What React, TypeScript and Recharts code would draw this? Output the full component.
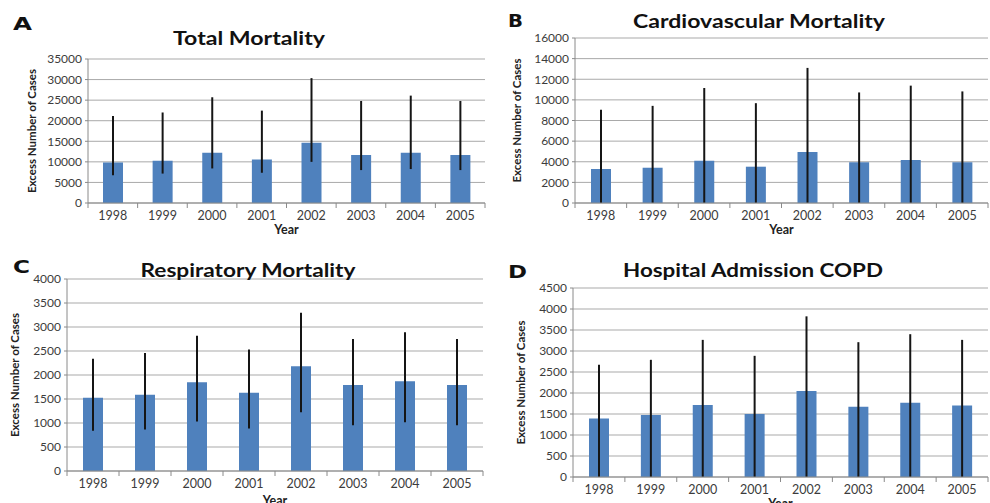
import { BarChart, Bar, XAxis, YAxis, CartesianGrid, ErrorBar } from 'recharts';

const years = ['1998', '1999', '2000', '2001', '2002', '2003', '2004', '2005'];

const totalMean = [9850, 10250, 12200, 10600, 14650, 11650, 12200, 11650];
const totalLow = [6750, 7150, 8400, 7350, 10000, 8000, 8250, 8000];
const totalHigh = [21150, 22000, 25700, 22450, 30350, 24800, 26100, 24800];
const totalTicks = [0, 5000, 10000, 15000, 20000, 25000, 30000, 35000];

const cardioMean = [3300, 3420, 4100, 3520, 4940, 3950, 4160, 3950];
const cardioLow = [0, 0, 0, 0, 0, 0, 0, 0];
const cardioHigh = [9050, 9420, 11150, 9680, 13100, 10720, 11380, 10820];
const cardioTicks = [0, 2000, 4000, 6000, 8000, 10000, 12000, 14000, 16000];

const respMean = [1525, 1590, 1850, 1630, 2180, 1790, 1870, 1790];
const respLow = [840, 865, 1030, 885, 1225, 955, 1015, 955];
const respHigh = [2340, 2460, 2820, 2530, 3295, 2750, 2890, 2750];
const respTicks = [0, 500, 1000, 1500, 2000, 2500, 3000, 3500, 4000];

const copdMean = [1395, 1475, 1715, 1500, 2050, 1675, 1770, 1700];
const copdLow = [0, 0, 0, 0, 0, 0, 0, 0];
const copdHigh = [2670, 2790, 3265, 2885, 3825, 3210, 3400, 3265];
const copdTicks = [0, 500, 1000, 1500, 2000, 2500, 3000, 3500, 4000, 4500];

const FONT = 'Lato, "Open Sans", sans-serif';
const barColor = '#4f81bd';
const gridColor = '#a9a9a9';
const axisColor = '#8a8a8a';
const tickColor = '#3c3c3c';

function buildRows(means: number[], lows: number[], highs: number[]) {
  return years.map((year, i) => ({
    year,
    value: means[i],
    err: [means[i] - lows[i], highs[i] - means[i]],
  }));
}

type PanelSpec = {
  letter: string;
  title: string;
  rows: any[];
  ticks: number[];
  left: number;
  top: number;
  width: number;
  height: number;
  plotLeft: number;
  plotRight: number;
  plotTop: number;
  plotBottom: number;
  yLabelX: number;
  yearOffset: number;
  titleX: number;
  titleY: number;
  titleLen: number;
  letterX: number;
  letterY: number;
  letterLen: number;
};

const panels: PanelSpec[] = [
  {
    letter: 'A', title: 'Total Mortality', rows: buildRows(totalMean, totalLow, totalHigh), ticks: totalTicks,
    left: 0, top: 0, width: 495, height: 250,
    plotLeft: 88, plotRight: 485, plotTop: 59, plotBottom: 203,
    yLabelX: 32, yearOffset: 16, titleX: 249, titleY: 45, titleLen: 152, letterX: 13, letterY: 30, letterLen: 19,
  },
  {
    letter: 'B', title: 'Cardiovascular Mortality', rows: buildRows(cardioMean, cardioLow, cardioHigh), ticks: cardioTicks,
    left: 495, top: 0, width: 495, height: 250,
    plotLeft: 80, plotRight: 493, plotTop: 38, plotBottom: 203,
    yLabelX: 22, yearOffset: 16, titleX: 264, titleY: 28, titleLen: 252, letterX: 13, letterY: 27, letterLen: 15,
  },
  {
    letter: 'C', title: 'Respiratory Mortality', rows: buildRows(respMean, respLow, respHigh), ticks: respTicks,
    left: 0, top: 250, width: 495, height: 253,
    plotLeft: 67, plotRight: 483, plotTop: 29, plotBottom: 221,
    yLabelX: 15, yearOffset: -2, titleX: 248, titleY: 27, titleLen: 215, letterX: 13, letterY: 23, letterLen: 17,
  },
  {
    letter: 'D', title: 'Hospital Admission COPD', rows: buildRows(copdMean, copdLow, copdHigh), ticks: copdTicks,
    left: 495, top: 250, width: 495, height: 253,
    plotLeft: 78, plotRight: 493, plotTop: 38, plotBottom: 227,
    yLabelX: 26, yearOffset: -5, titleX: 258, titleY: 27, titleLen: 260, letterX: 13, letterY: 28, letterLen: 19,
  },
];

function Panel({ p }: { p: PanelSpec }) {
  const marginLeft = 3;
  const band = (p.plotRight - p.plotLeft) / years.length;
  const max = p.ticks[p.ticks.length - 1];

  const catTick = (props: any) => {
    const { x, index, payload } = props;
    return (
      <g>
        <line x1={x - band / 2} x2={x - band / 2} y1={p.plotBottom} y2={p.plotBottom + 5} stroke={axisColor} />
        {index === years.length - 1 && (
          <line x1={x + band / 2} x2={x + band / 2} y1={p.plotBottom} y2={p.plotBottom + 5} stroke={axisColor} />
        )}
        <text x={x} y={p.plotBottom + 17} textAnchor="middle" fontSize={12.5} fill={tickColor} fontFamily={FONT}>
          {payload.value}
        </text>
      </g>
    );
  };

  return (
    <div style={{ position: 'absolute', left: p.left, top: p.top }}>
      <BarChart
        width={p.width}
        height={p.height}
        data={p.rows}
        barSize={20}
        margin={{ top: p.plotTop, right: p.width - p.plotRight, left: marginLeft, bottom: 0 }}
      >
        <CartesianGrid vertical={false} stroke={gridColor} />
        <XAxis
          dataKey="year"
          height={p.height - p.plotBottom}
          interval={0}
          tickLine={false}
          stroke={axisColor}
          tick={catTick}
          label={{
            value: 'Year',
            position: 'insideBottom',
            offset: p.yearOffset,
            style: { fontFamily: FONT, fontWeight: 700, fontSize: 12.5, fill: '#222' },
          }}
        />
        <YAxis
          width={p.plotLeft - marginLeft}
          domain={[0, max]}
          ticks={p.ticks}
          interval={0}
          tickSize={3}
          tickMargin={3}
          stroke={axisColor}
          tick={{ fontSize: 12, fill: tickColor, fontFamily: FONT }}
          label={{
            value: 'Excess Number of Cases',
            angle: -90,
            position: 'insideLeft',
            offset: p.yLabelX - marginLeft,
            style: { textAnchor: 'middle', fontFamily: FONT, fontWeight: 700, fontSize: 11.5, fill: '#222' },
          }}
        />
        <Bar dataKey="value" fill={barColor} isAnimationActive={false}>
          <ErrorBar dataKey="err" direction="y" width={0} strokeWidth={2} stroke="#151515" isAnimationActive={false} />
        </Bar>
      </BarChart>
      <svg
        width={p.width}
        height={p.height}
        style={{ position: 'absolute', left: 0, top: 0, pointerEvents: 'none' }}
      >
        <text
          x={p.letterX}
          y={p.letterY}
          fontFamily='"DejaVu Sans", sans-serif'
          fontWeight={700}
          fontSize={18}
          fill="#111"
          textLength={p.letterLen}
          lengthAdjust="spacingAndGlyphs"
        >
          {p.letter}
        </text>
        <text
          x={p.titleX}
          y={p.titleY}
          textAnchor="middle"
          fontFamily={FONT}
          fontWeight={700}
          fontSize={19}
          fill="#111"
          textLength={p.titleLen}
          lengthAdjust="spacingAndGlyphs"
        >
          {p.title}
        </text>
      </svg>
    </div>
  );
}

export default function App() {
  return (
    <div style={{ position: 'absolute', left: 0, top: 0, width: 990, height: 503, background: '#fff', overflow: 'hidden' }}>
      {panels.map((p) => (
        <Panel key={p.letter} p={p} />
      ))}
    </div>
  );
}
++++
Task requirements
Write out the full set of lines verbatim, without the pictures.

Task answer
What React, TypeScript and Recharts code would draw this? Output the full component.
import { BarChart, Bar, XAxis, YAxis, CartesianGrid, ErrorBar } from 'recharts';

const years = ['1998', '1999', '2000', '2001', '2002', '2003', '2004', '2005'];

const totalMean = [9850, 10250, 12200, 10600, 14650, 11650, 12200, 11650];
const totalLow = [6750, 7150, 8400, 7350, 10000, 8000, 8250, 8000];
const totalHigh = [21150, 22000, 25700, 22450, 30350, 24800, 26100, 24800];
const totalTicks = [0, 5000, 10000, 15000, 20000, 25000, 30000, 35000];

const cardioMean = [3300, 3420, 4100, 3520, 4940, 3950, 4160, 3950];
const cardioLow = [0, 0, 0, 0, 0, 0, 0, 0];
const cardioHigh = [9050, 9420, 11150, 9680, 13100, 10720, 11380, 10820];
const cardioTicks = [0, 2000, 4000, 6000, 8000, 10000, 12000, 14000, 16000];

const respMean = [1525, 1590, 1850, 1630, 2180, 1790, 1870, 1790];
const respLow = [840, 865, 1030, 885, 1225, 955, 1015, 955];
const respHigh = [2340, 2460, 2820, 2530, 3295, 2750, 2890, 2750];
const respTicks = [0, 500, 1000, 1500, 2000, 2500, 3000, 3500, 4000];

const copdMean = [1395, 1475, 1715, 1500, 2050, 1675, 1770, 1700];
const copdLow = [0, 0, 0, 0, 0, 0, 0, 0];
const copdHigh = [2670, 2790, 3265, 2885, 3825, 3210, 3400, 3265];
const copdTicks = [0, 500, 1000, 1500, 2000, 2500, 3000, 3500, 4000, 4500];

const FONT = 'Lato, "Open Sans", sans-serif';
const barColor = '#4f81bd';
const gridColor = '#a9a9a9';
const axisColor = '#8a8a8a';
const tickColor = '#3c3c3c';

function buildRows(means: number[], lows: number[], highs: number[]) {
  return years.map((year, i) => ({
    year,
    value: means[i],
    err: [means[i] - lows[i], highs[i] - means[i]],
  }));
}

type PanelSpec = {
  letter: string;
  title: string;
  rows: any[];
  ticks: number[];
  left: number;
  top: number;
  width: number;
  height: number;
  plotLeft: number;
  plotRight: number;
  plotTop: number;
  plotBottom: number;
  yLabelX: number;
  yearOffset: number;
  titleX: number;
  titleY: number;
  titleLen: number;
  letterX: number;
  letterY: number;
  letterLen: number;
};

const panels: PanelSpec[] = [
  {
    letter: 'A', title: 'Total Mortality', rows: buildRows(totalMean, totalLow, totalHigh), ticks: totalTicks,
    left: 0, top: 0, width: 495, height: 250,
    plotLeft: 88, plotRight: 485, plotTop: 59, plotBottom: 203,
    yLabelX: 32, yearOffset: 16, titleX: 249, titleY: 45, titleLen: 152, letterX: 13, letterY: 30, letterLen: 19,
  },
  {
    letter: 'B', title: 'Cardiovascular Mortality', rows: buildRows(cardioMean, cardioLow, cardioHigh), ticks: cardioTicks,
    left: 495, top: 0, width: 495, height: 250,
    plotLeft: 80, plotRight: 493, plotTop: 38, plotBottom: 203,
    yLabelX: 22, yearOffset: 16, titleX: 264, titleY: 28, titleLen: 252, letterX: 13, letterY: 27, letterLen: 15,
  },
  {
    letter: 'C', title: 'Respiratory Mortality', rows: buildRows(respMean, respLow, respHigh), ticks: respTicks,
    left: 0, top: 250, width: 495, height: 253,
    plotLeft: 67, plotRight: 483, plotTop: 29, plotBottom: 221,
    yLabelX: 15, yearOffset: -2, titleX: 248, titleY: 27, titleLen: 215, letterX: 13, letterY: 23, letterLen: 17,
  },
  {
    letter: 'D', title: 'Hospital Admission COPD', rows: buildRows(copdMean, copdLow, copdHigh), ticks: copdTicks,
    left: 495, top: 250, width: 495, height: 253,
    plotLeft: 78, plotRight: 493, plotTop: 38, plotBottom: 227,
    yLabelX: 26, yearOffset: -5, titleX: 258, titleY: 27, titleLen: 260, letterX: 13, letterY: 28, letterLen: 19,
  },
];

function Panel({ p }: { p: PanelSpec }) {
  const marginLeft = 3;
  const band = (p.plotRight - p.plotLeft) / years.length;
  const max = p.ticks[p.ticks.length - 1];

  const catTick = (props: any) => {
    const { x, index, payload } = props;
    return (
      <g>
        <line x1={x - band / 2} x2={x - band / 2} y1={p.plotBottom} y2={p.plotBottom + 5} stroke={axisColor} />
        {index === years.length - 1 && (
          <line x1={x + band / 2} x2={x + band / 2} y1={p.plotBottom} y2={p.plotBottom + 5} stroke={axisColor} />
        )}
        <text x={x} y={p.plotBottom + 17} textAnchor="middle" fontSize={12.5} fill={tickColor} fontFamily={FONT}>
          {payload.value}
        </text>
      </g>
    );
  };

  return (
    <div style={{ position: 'absolute', left: p.left, top: p.top }}>
      <BarChart
        width={p.width}
        height={p.height}
        data={p.rows}
        barSize={20}
        margin={{ top: p.plotTop, right: p.width - p.plotRight, left: marginLeft, bottom: 0 }}
      >
        <CartesianGrid vertical={false} stroke={gridColor} />
        <XAxis
          dataKey="year"
          height={p.height - p.plotBottom}
          interval={0}
          tickLine={false}
          stroke={axisColor}
          tick={catTick}
          label={{
            value: 'Year',
            position: 'insideBottom',
            offset: p.yearOffset,
            style: { fontFamily: FONT, fontWeight: 700, fontSize: 12.5, fill: '#222' },
          }}
        />
        <YAxis
          width={p.plotLeft - marginLeft}
          domain={[0, max]}
          ticks={p.ticks}
          interval={0}
          tickSize={3}
          tickMargin={3}
          stroke={axisColor}
          tick={{ fontSize: 12, fill: tickColor, fontFamily: FONT }}
          label={{
            value: 'Excess Number of Cases',
            angle: -90,
            position: 'insideLeft',
            offset: p.yLabelX - marginLeft,
            style: { textAnchor: 'middle', fontFamily: FONT, fontWeight: 700, fontSize: 11.5, fill: '#222' },
          }}
        />
        <Bar dataKey="value" fill={barColor} isAnimationActive={false}>
          <ErrorBar dataKey="err" direction="y" width={0} strokeWidth={2} stroke="#151515" isAnimationActive={false} />
        </Bar>
      </BarChart>
      <svg
        width={p.width}
        height={p.height}
        style={{ position: 'absolute', left: 0, top: 0, pointerEvents: 'none' }}
      >
        <text
          x={p.letterX}
          y={p.letterY}
          fontFamily='"DejaVu Sans", sans-serif'
          fontWeight={700}
          fontSize={18}
          fill="#111"
          textLength={p.letterLen}
          lengthAdjust="spacingAndGlyphs"
        >
          {p.letter}
        </text>
        <text
          x={p.titleX}
          y={p.titleY}
          textAnchor="middle"
          fontFamily={FONT}
          fontWeight={700}
          fontSize={19}
          fill="#111"
          textLength={p.titleLen}
          lengthAdjust="spacingAndGlyphs"
        >
          {p.title}
        </text>
      </svg>
    </div>
  );
}

export default function App() {
  return (
    <div style={{ position: 'absolute', left: 0, top: 0, width: 990, height: 503, background: '#fff', overflow: 'hidden' }}>
      {panels.map((p) => (
        <Panel key={p.letter} p={p} />
      ))}
    </div>
  );
}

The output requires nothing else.